### Set task
Find every line in the records below that holds the word "with", and copy it out.

"""

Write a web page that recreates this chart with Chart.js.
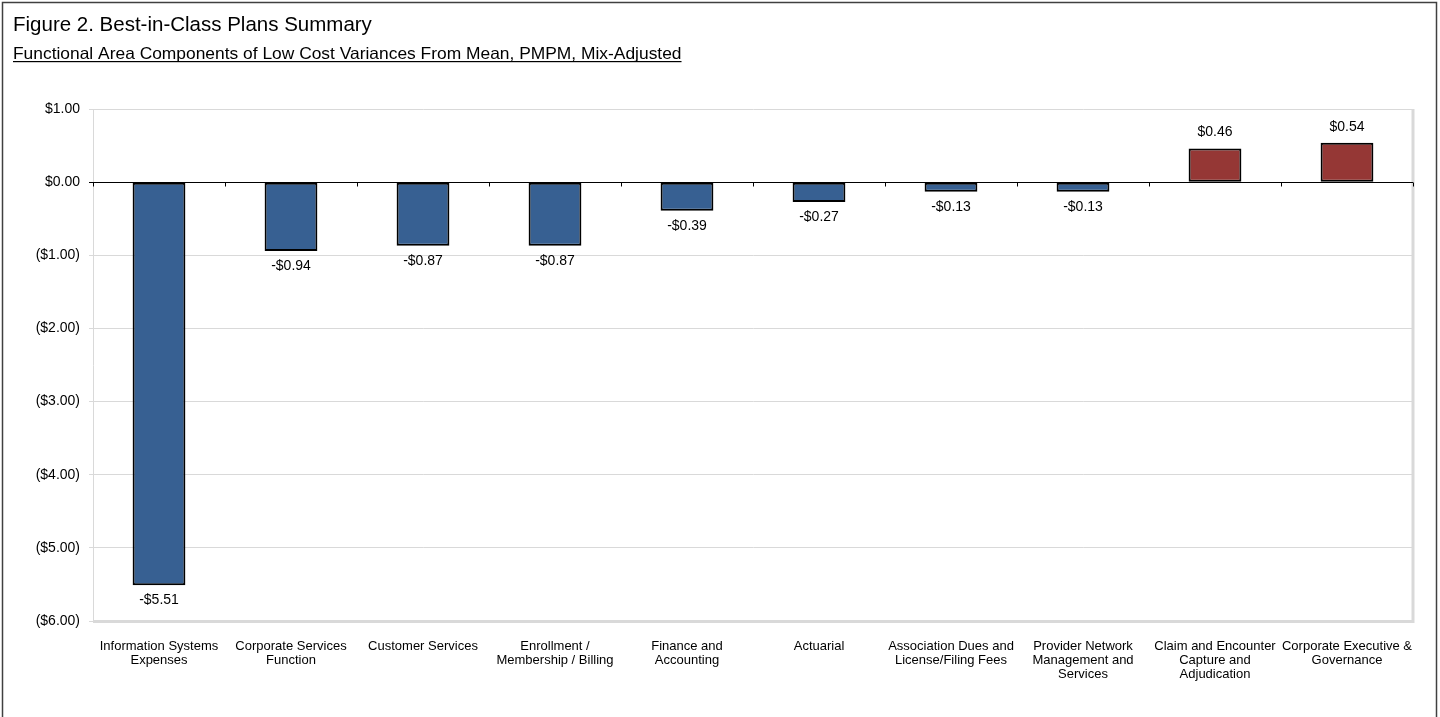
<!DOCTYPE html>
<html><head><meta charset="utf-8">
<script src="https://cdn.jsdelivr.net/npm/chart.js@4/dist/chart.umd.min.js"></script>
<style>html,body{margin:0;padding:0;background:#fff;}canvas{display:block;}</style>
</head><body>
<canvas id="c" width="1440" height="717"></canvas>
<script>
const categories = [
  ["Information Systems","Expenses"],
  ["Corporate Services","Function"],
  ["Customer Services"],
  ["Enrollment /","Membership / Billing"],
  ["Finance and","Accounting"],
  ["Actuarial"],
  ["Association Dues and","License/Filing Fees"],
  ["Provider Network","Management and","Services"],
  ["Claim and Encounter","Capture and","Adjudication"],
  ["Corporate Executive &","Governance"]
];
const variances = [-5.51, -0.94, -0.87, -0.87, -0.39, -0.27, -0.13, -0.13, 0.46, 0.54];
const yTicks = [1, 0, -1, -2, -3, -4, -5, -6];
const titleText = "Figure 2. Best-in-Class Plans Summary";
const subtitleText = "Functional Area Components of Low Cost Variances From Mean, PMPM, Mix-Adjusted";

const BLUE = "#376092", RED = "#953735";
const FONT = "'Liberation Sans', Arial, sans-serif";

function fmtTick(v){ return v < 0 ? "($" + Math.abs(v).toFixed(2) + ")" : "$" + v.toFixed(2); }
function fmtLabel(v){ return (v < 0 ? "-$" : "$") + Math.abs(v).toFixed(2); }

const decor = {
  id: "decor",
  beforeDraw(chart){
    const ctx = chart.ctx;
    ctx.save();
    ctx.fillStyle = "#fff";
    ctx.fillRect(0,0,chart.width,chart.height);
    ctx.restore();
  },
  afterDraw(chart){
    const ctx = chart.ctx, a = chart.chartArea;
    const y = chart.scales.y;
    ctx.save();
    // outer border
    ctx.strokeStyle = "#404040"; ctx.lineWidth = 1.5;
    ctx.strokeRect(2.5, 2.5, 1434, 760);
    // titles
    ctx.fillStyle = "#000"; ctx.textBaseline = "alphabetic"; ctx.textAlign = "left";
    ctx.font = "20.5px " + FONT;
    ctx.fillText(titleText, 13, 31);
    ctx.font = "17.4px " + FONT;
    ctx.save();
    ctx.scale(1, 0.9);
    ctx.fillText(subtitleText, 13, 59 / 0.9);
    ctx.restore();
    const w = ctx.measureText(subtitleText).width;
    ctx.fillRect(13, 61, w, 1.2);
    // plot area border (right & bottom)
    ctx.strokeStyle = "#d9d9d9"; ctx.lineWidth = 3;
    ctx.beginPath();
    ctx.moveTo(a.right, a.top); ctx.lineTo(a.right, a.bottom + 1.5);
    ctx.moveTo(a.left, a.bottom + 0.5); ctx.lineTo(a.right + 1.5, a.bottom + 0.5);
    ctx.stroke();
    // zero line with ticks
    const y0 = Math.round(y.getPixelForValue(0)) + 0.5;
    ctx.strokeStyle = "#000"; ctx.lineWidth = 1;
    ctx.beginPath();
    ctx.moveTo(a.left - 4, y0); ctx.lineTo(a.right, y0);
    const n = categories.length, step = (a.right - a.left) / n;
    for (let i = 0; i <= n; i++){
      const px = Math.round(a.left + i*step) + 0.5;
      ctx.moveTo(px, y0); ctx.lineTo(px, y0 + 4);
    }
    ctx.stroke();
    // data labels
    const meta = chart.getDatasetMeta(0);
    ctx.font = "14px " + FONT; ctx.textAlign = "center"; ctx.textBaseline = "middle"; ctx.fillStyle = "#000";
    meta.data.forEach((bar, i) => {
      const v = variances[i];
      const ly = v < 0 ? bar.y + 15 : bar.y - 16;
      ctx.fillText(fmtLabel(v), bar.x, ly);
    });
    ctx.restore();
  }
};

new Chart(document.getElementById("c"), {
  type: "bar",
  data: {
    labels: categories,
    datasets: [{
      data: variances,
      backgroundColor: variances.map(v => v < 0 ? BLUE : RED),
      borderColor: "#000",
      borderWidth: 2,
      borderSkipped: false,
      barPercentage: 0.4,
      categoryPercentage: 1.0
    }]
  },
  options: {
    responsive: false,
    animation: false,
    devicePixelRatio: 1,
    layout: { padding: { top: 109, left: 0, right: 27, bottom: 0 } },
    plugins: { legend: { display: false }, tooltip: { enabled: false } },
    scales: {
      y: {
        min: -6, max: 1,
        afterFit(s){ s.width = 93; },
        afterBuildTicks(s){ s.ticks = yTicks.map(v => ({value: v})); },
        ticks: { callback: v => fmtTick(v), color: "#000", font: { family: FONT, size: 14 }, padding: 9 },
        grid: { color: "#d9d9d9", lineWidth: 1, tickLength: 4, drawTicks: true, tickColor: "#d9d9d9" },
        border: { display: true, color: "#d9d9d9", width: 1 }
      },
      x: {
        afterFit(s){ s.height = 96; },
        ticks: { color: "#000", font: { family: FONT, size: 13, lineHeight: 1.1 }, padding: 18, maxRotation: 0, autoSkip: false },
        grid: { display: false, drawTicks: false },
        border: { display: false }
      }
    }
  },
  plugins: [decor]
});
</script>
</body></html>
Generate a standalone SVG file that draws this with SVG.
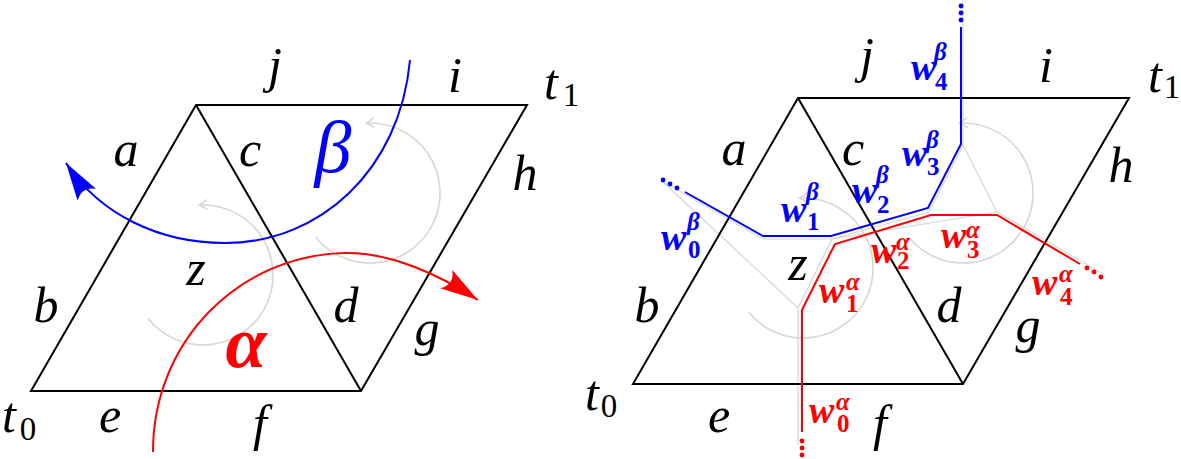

"""

### Result of this exercise
Write a web page that recreates this chart with Chart.js.
    // zero line with ticks
Generate a standalone SVG file that draws this with SVG.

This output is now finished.